Taiwan’s former US envoy named vice presidential candidate

Lai Ching-te, the frontrunner for Taiwan's presidency, named on Monday Taipei's former envoy to the United States as his running mate in January's election, a high-profile diplomat well known in Washington but who Beijing denounces as a separatist.

Lai Ching-te, Taiwan's vice president and the ruling Democratic Progressive Party's (DPP) presidential candidate, speaks next to Hsiao Bi-khim, former envoy to the United States, during a press conference in Taipei, Taiwan November 20, 2023. REUTERS/Carlos Garcia Rawlins

Lai Ching-te, the frontrunner for Taiwan’s presidency, named on Monday Taipei’s former envoy to the United States as his running mate in January’s election, a high-profile diplomat well known in Washington but who Beijing denounces as a separatist.

Lai, vice president and the ruling Democratic Progressive Party’s (DPP) presidential candidate, has led in most opinion polls ahead of the election, which is taking place as Taiwan comes under increased pressure from China to accept its sovereignty claim.

His running mate, Hsiao Bi-khim, 52, who had been Taiwan’s de facto ambassador to the United States since 2020, has extensive connections in Washington, and had been widely expected to be Lai’s partner on his ticket.

Hsiao said she had shared values with Lai including defending Taiwan’s freedom and democracy.

“I believe we have lots of common convictions – we are both willing to take on responsibility for Taiwan,” she told reporters as she stood next to Lai at campaign headquarters in Taipei.

The foreign ministry accepted her resignation as U.S. envoy earlier in the day.

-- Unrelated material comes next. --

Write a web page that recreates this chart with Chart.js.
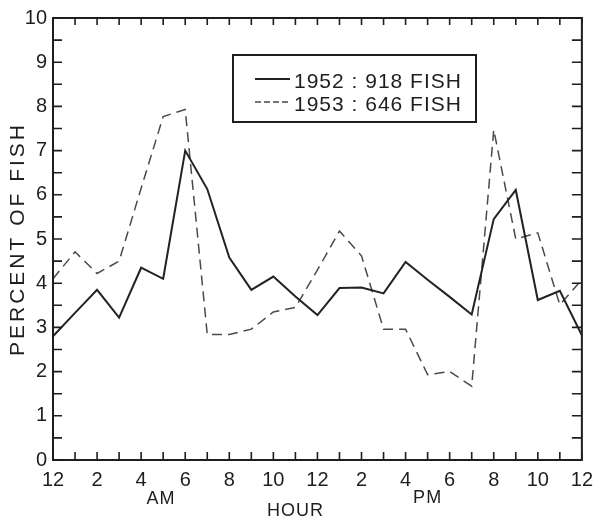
<!DOCTYPE html>
<html>
<head>
<meta charset="utf-8">
<script src="https://cdn.jsdelivr.net/npm/chart.js@4"></script>
<style>
  html, body { margin: 0; padding: 0; background: #fff; }
  #wrap { width: 601px; height: 521px; }
</style>
</head>
<body>
<div id="wrap"><canvas id="myChart" width="601" height="521"></canvas></div>
<script>
// hour of day, 0 = midnight, 12 = noon, 24 = midnight
const hours = [0, 1, 2, 3, 4, 5, 6, 7, 8, 9, 10, 11, 12, 13, 14, 15, 16, 17, 18, 19, 20, 21, 22, 23, 24];
const fish1952 = [2.8, 3.33, 3.85, 3.22, 4.35, 4.1, 7.0, 6.13, 4.58, 3.85, 4.15, 3.7, 3.28, 3.89, 3.9, 3.77, 4.48, 4.08, 3.69, 3.29, 5.45, 6.11, 3.62, 3.83, 2.82];
const fish1953 = [4.1, 4.71, 4.22, 4.5, 6.15, 7.77, 7.93, 2.84, 2.84, 2.96, 3.35, 3.45, 4.3, 5.18, 4.62, 2.96, 2.96, 1.93, 2.0, 1.67, 7.47, 5.0, 5.14, 3.51, 4.08];
const seriesLabels = ['1952 : 918 FISH', '1953 : 646 FISH'];
const xTickValues = [0, 2, 4, 6, 8, 10, 12, 14, 16, 18, 20, 22, 24];
const xTickLabels = ['12', '2', '4', '6', '8', '10', '12', '2', '4', '6', '8', '10', '12'];

const font = '"Liberation Sans", Arial, sans-serif';
const ink = '#1e1e1e';

function pts(vals) {
  return hours.map((h, i) => ({ x: h, y: vals[i] }));
}

const frame = {
  id: 'frame',
  afterDraw(chart) {
    const ctx = chart.ctx;
    const a = chart.chartArea;
    const xs = chart.scales.x;
    const ys = chart.scales.y;
    ctx.save();
    ctx.strokeStyle = ink;
    ctx.lineWidth = 2;
    ctx.strokeRect(a.left, a.top, a.right - a.left, a.bottom - a.top);

    // inward ticks
    ctx.lineWidth = 1.6;
    ctx.beginPath();
    for (let h = 0; h <= 24; h++) {
      const x = xs.getPixelForValue(h);
      ctx.moveTo(x, a.bottom); ctx.lineTo(x, a.bottom - 8);
      ctx.moveTo(x, a.top); ctx.lineTo(x, a.top + 7);
    }
    for (let v = 0; v <= 10; v += 0.5) {
      const y = ys.getPixelForValue(v);
      ctx.moveTo(a.left, y); ctx.lineTo(a.left + 9, y);
      ctx.moveTo(a.right, y); ctx.lineTo(a.right - 10, y);
    }
    ctx.stroke();

    // axis texts
    ctx.fillStyle = ink;
    ctx.textAlign = 'center';
    ctx.textBaseline = 'middle';
    ctx.font = '18px ' + font;
    ctx.letterSpacing = '1px';
    ctx.fillText('AM', xs.getPixelForValue(4.9), 499);
    ctx.fillText('PM', xs.getPixelForValue(17), 498);
    ctx.fillText('HOUR', xs.getPixelForValue(11), 511);

    ctx.save();
    ctx.translate(18, 239);
    ctx.rotate(-Math.PI / 2);
    ctx.font = '21px ' + font;
    ctx.letterSpacing = '3px';
    ctx.fillText('PERCENT OF FISH', 0, 0);
    ctx.restore();

    // legend box
    const lx = 233, ly = 55, lw = 243, lh = 67;
    ctx.lineWidth = 2;
    ctx.strokeRect(lx, ly, lw, lh);
    ctx.letterSpacing = '1px';
    ctx.font = '21px ' + font;
    ctx.textAlign = 'left';
    chart.data.datasets.forEach((ds, i) => {
      const y = ly + 24 + i * 23;
      ctx.strokeStyle = ds.borderColor;
      ctx.lineWidth = ds.borderWidth;
      ctx.setLineDash(i === 1 ? [6, 3] : []);
      ctx.beginPath();
      ctx.moveTo(lx + 22, y); ctx.lineTo(lx + 57, y);
      ctx.stroke();
      ctx.setLineDash([]);
      ctx.fillText(ds.label, lx + 61, y + 3);
    });
    ctx.restore();
  }
};

const data = {
  datasets: [{
    label: seriesLabels[0],
    data: pts(fish1952),
    borderColor: '#222222',
    borderWidth: 2,
    pointRadius: 0,
    tension: 0,
    fill: false
  }, {
    label: seriesLabels[1],
    data: pts(fish1953),
    borderColor: '#4a4a4a',
    borderWidth: 1.5,
    borderDash: [10, 6],
    pointRadius: 0,
    tension: 0,
    fill: false
  }]
};

const config = {
  type: 'line',
  data: data,
  options: {
    responsive: false,
    animation: false,
    events: [],
    layout: { autoPadding: false, padding: { top: 14, right: 8, left: 0, bottom: 0 } },
    plugins: { legend: { display: false }, tooltip: { enabled: false } },
    scales: {
      x: {
        type: 'linear',
        min: 0,
        max: 24,
        afterFit: (s) => { s.height = 61; },
        afterBuildTicks: (s) => { s.ticks = xTickValues.map(v => ({ value: v })); },
        grid: { display: false, drawTicks: false },
        border: { display: false },
        ticks: {
          autoSkip: false,
          maxRotation: 0,
          padding: 8,
          color: ink,
          font: { family: font, size: 20 },
          callback: (v) => xTickLabels[xTickValues.indexOf(v)]
        }
      },
      y: {
        min: 0,
        max: 10,
        afterFit: (s) => { s.width = 53; },
        grid: { display: false, drawTicks: false },
        border: { display: false },
        ticks: {
          stepSize: 1,
          padding: 6,
          color: ink,
          font: { family: font, size: 20 }
        }
      }
    }
  },
  plugins: [frame]
};

const myChart = new Chart(document.getElementById('myChart'), config);
</script>
</body>
</html>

Rupert Hammond-Chambers, president of the U.S.-Taiwan Business Council who has known Hsiao since the 1990s, said she was a “formidable politician”, and would add much needed diplomatic and security heft to Lai’s ticket.

“Bi-khim’s relationships in D.C. will be invaluable to a President Lai, if he is elected, she’s going to bring all of those relationships into his government and he doesn’t have those,” he told Reuters.

The United States, as with most countries, has no formal ties with Taiwan, but is the island’s most important international supporter and arms supplier.

Like Lai, Hsiao is despised by China, which has twice placed sanctions on her, most recently in April, saying she was an “independence diehard”.

China’s foreign ministry declined to answer a question about Hsiao, saying it was not a diplomatic issue.


China’s Taiwan Affairs Office on Wednesday referred to Lai and Hsiao as an “independence double act”, adding that Taiwan’s people were “very clear” about what their partnership meant for the “situation in the Taiwan Strait”. It did not elaborate.

Lai, asked about these comments, dismissed what he said were “thoughtless remarks”.

“This is sufficient to prove that China is intervening in this election,” he told reporters. “We only put importance on our people’s issues.”

China carried out military drills around Taiwan in August, after Lai returned from a brief visit to the United States, in what the Chinese military said was a “serious warning against Taiwan independence separatist forces colluding with external forces to provoke”.

The DPP champions Taiwan’s separate identity from China. The DPP-led government says only Taiwan’s people can decide their future, and it has repeatedly offered talks with Beijing but been rebuffed.

The DPP’s smooth handling of its vice presidential nominee stands in contrast with efforts by Taiwan’s two main opposition parties to agree on a joint ticket. Their negotiations have stalled.

The largest opposition party, the Kuomintang (KMT), which traditionally favours close ties with Beijing, is locked in a dispute with the smaller Taiwan People’s Party about which of their candidates should run as president and which as vice president after initially agreeing to work together.

The deadline to register presidential candidates with the election commission is Friday.

Lai, writing on Facebook earlier on Monday, pointed to the “turmoil” in the opposition camp.

“In contrast, the team I lead is definitely a fully prepared and tested one,” he said.

Hsiao was born in Japan to a Taiwanese father and American mother and initially worked in the office of then-president Chen Shui-bian, also from the DPP, and then as a DPP lawmaker.

Unusually in Taiwan, she uses an English spelling of her name based on its Taiwanese Hokkien pronunciation to underscore her identity as being Taiwanese and not Chinese.